メリットばかりの投資ではあるものの、恐らく最も難しいのが「加入するときに信頼できる人を見つけること」だといえます。信頼できる人さえ発見できれば、あとは現金さえ用意して保険の加入方法を聞き出し、指示通りに動くだけで問題ありません。
海外保険で相続対策・税金対策をする
日本国内の終身医療保険に入る意味はなく、それよりも海外の終身医療保険が最適です。もちろん、日本の終身医療保険であれば安い金額で加入できます。金額面でみれば、海外の生命保険よりも手軽です。
ただ、日本の生命保険だと増えても120~130%ほどです。
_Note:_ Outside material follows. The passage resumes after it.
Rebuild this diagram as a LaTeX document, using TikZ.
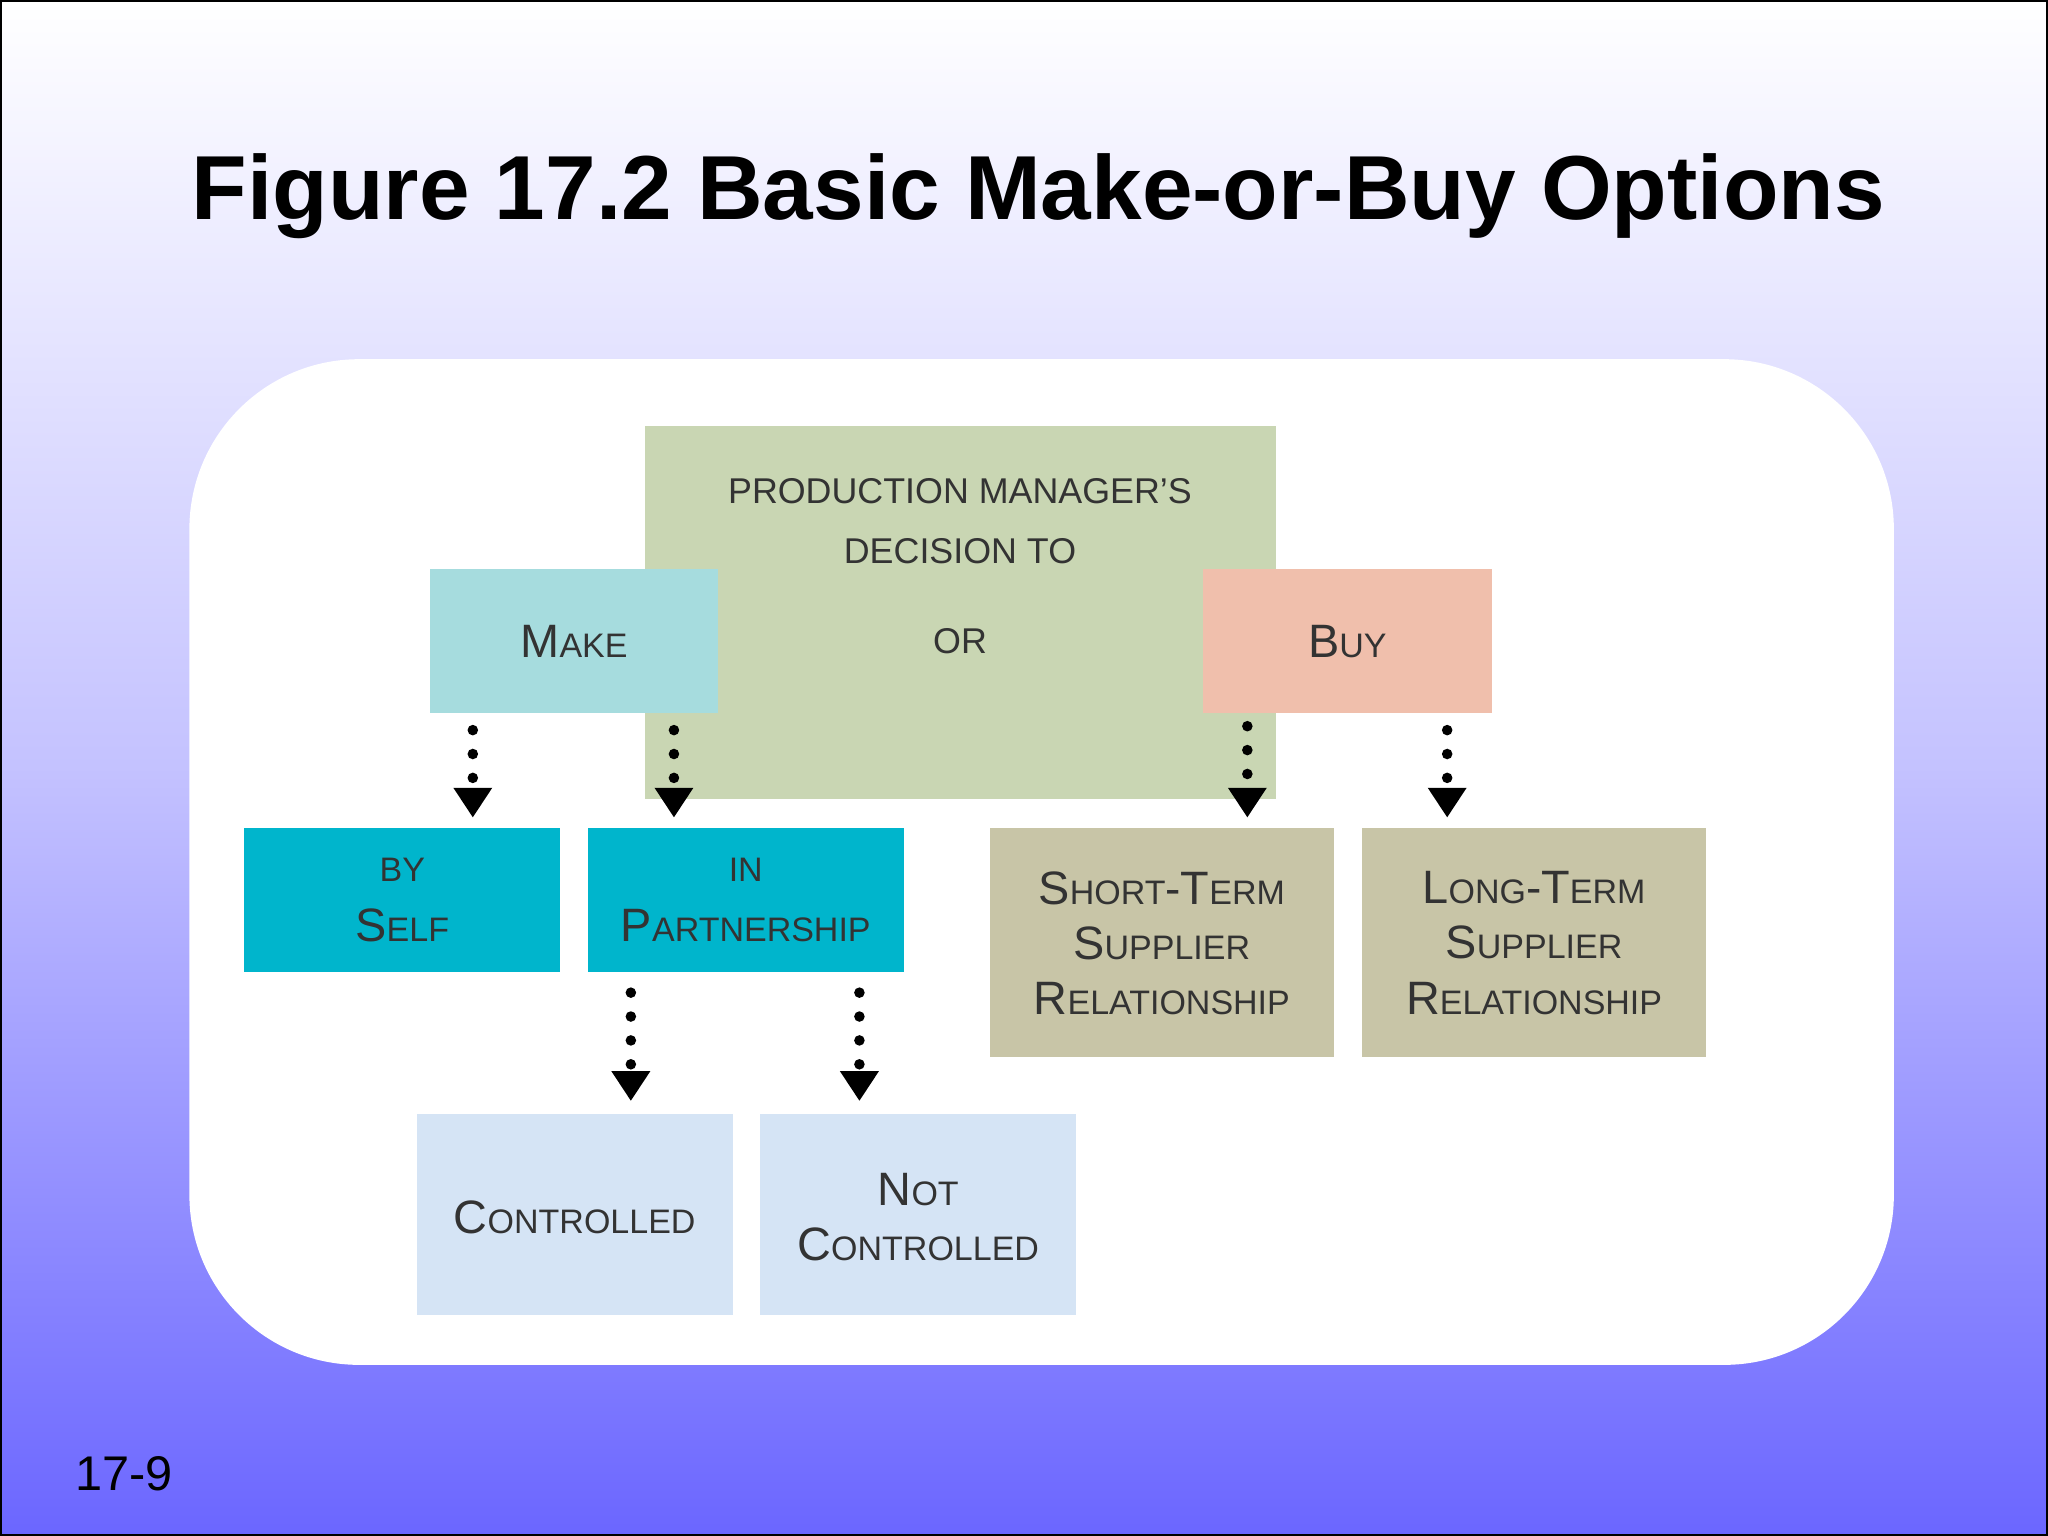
\documentclass[tikz,border=0pt]{standalone}
\usepackage{fontspec}
\setmainfont{Liberation Sans}
\usetikzlibrary{arrows.meta}
\newcommand\SC[2]{{\fontsize{10.2}{11.5}\selectfont #1}{\fontsize{7.4}{11.5}\selectfont #2}}
\definecolor{bgbot}{HTML}{6B66FF}
\definecolor{cgreen}{HTML}{C9D6B3}
\definecolor{cmake}{HTML}{A6DCDE}
\definecolor{cbuy}{HTML}{F0BFAC}
\definecolor{cteal}{HTML}{00B5CC}
\definecolor{ctan}{HTML}{C8C5A7}
\definecolor{cpale}{HTML}{D5E4F5}
\definecolor{ctext}{HTML}{333333}
\tikzset{
 lbl/.style={text=ctext,align=center,inner sep=0pt},
 darr/.style={line width=2.3pt,dash pattern=on 0pt off 5.2pt,line cap=round,
   -{Triangle[width=8pt,length=6.5pt,line cap=butt]}},
}
\begin{document}
\begin{tikzpicture}[x=0.01cm,y=-0.01cm]
\useasboundingbox (0,0) rectangle (1568,1176);
\shade[top color=white,bottom color=bgbot,middle color=white!60!bgbot] (0,0) rectangle (1568,1176);
\draw[line width=0.8pt] (0,0) rectangle (1568,1176);
\node[font=\bfseries\fontsize{19.8}{24}\selectfont] (title) at (795,150) {Figure 17.2 Basic Make-or-Buy Options};
\node[font=\fontsize{10.6}{13}\selectfont,anchor=west,inner sep=0pt] (num) at (57,1128) {17-9};
\fill[white,rounded corners=1.3cm] (145,275) rectangle (1450,1045);
% boxes
\fill[cgreen] (494,326) rectangle (977,612);
\node (dec) at (735,399) [lbl,font=\fontsize{7.8}{13}\selectfont] {PRODUCTION MANAGER'S\\DECISION TO};
\node (or) at (735,491) [lbl,font=\fontsize{7.8}{10}\selectfont] {OR};
\fill[cmake] (329,436) rectangle (550,546);
\node (make) at (439.5,491) [lbl] {\SC{M}{AKE}};
\fill[cbuy] (921,436) rectangle (1142,546);
\node (buy) at (1031.5,491) [lbl] {\SC{B}{UY}};
\fill[cteal] (187,634) rectangle (429,744);
\node (self) at (308,689) [lbl] {\fontsize{7.4}{11}\selectfont BY\\[1pt]\SC{S}{ELF}};
\fill[cteal] (450,634) rectangle (692,744);
\node (part) at (571,689) [lbl] {\fontsize{7.4}{11}\selectfont IN\\[1pt]\SC{P}{ARTNERSHIP}};
\fill[ctan] (758,634) rectangle (1021,809);
\node (short) at (889.5,722) [lbl] {\SC{S}{HORT}-\SC{T}{ERM}\\\SC{S}{UPPLIER}\\\SC{R}{ELATIONSHIP}};
\fill[ctan] (1043,634) rectangle (1306,809);
\node (long) at (1174.5,722) [lbl] {\SC{L}{ONG}-\SC{T}{ERM}\\\SC{S}{UPPLIER}\\\SC{R}{ELATIONSHIP}};
\fill[cpale] (319,853) rectangle (561,1007);
\node (ctrl) at (440,932) [lbl] {\SC{C}{ONTROLLED}};
\fill[cpale] (582,853) rectangle (824,1007);
\node (nctrl) at (703,932) [lbl] {\SC{N}{OT}\\\SC{C}{ONTROLLED}};
% arrows
\coordinate (a1) at (362,559); \coordinate (b1) at (362,626);
\coordinate (a2) at (516,559); \coordinate (b2) at (516,626);
\coordinate (a3) at (955,556); \coordinate (b3) at (955,626);
\coordinate (a4) at (1108,559); \coordinate (b4) at (1108,626);
\coordinate (a5) at (483,760); \coordinate (b5) at (483,843);
\coordinate (a6) at (658,760); \coordinate (b6) at (658,843);
\foreach \i in {1,...,6} \draw[darr] (a\i) -- (b\i);
\end{tikzpicture}
\end{document}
何十年とお金を預けているにも関わらず、ほぼ増えません。一方で海外保険に切り替えた瞬間に圧倒的にお金が増えるようになります。35歳などで加入なら12倍に増えますし、50代であっても4倍などになります。
こうして増えたお金を元にすれば、相続税を支払ったとしても家族に高額なお金を残せるようになります。節税はできないものの、遺族にお金を残すという意味で優れた手法だといえます。
一般的にはあまり知られていない方法ですが、富裕層の相続税対策ではほとんどのケースで行われています。富裕層の場合、資産として現金を意外と持っておらず、株式や不動産などの財産となっているからです。
そうしたとき、早めに手持ちの現金を海外の生命保険に変えるようにしましょう。早めに契約するほど死亡保険金は高額になるため、問題なく相続税を支払えるようになって事業承継や資産の移行がスムーズになります。
生前対策や相続税申告の場面では、依頼する専門家が非常に重要になります。相続に特化し、さらには節税や不動産、株式などにも精通した専門家に依頼しないと相続税が非常に高額になるためです。
実際のところ、正しく相続対策を講じていないため多くの人が損をしています。
ただ、相続に大きな強みをもつ専門家を厳選したうえで相談すれば、通常よりも税金が1,000万円も違うのは普通です。また、当然ながら実務経験が多く知識のある専門家に依頼するほど、相続後の争いも少ないです。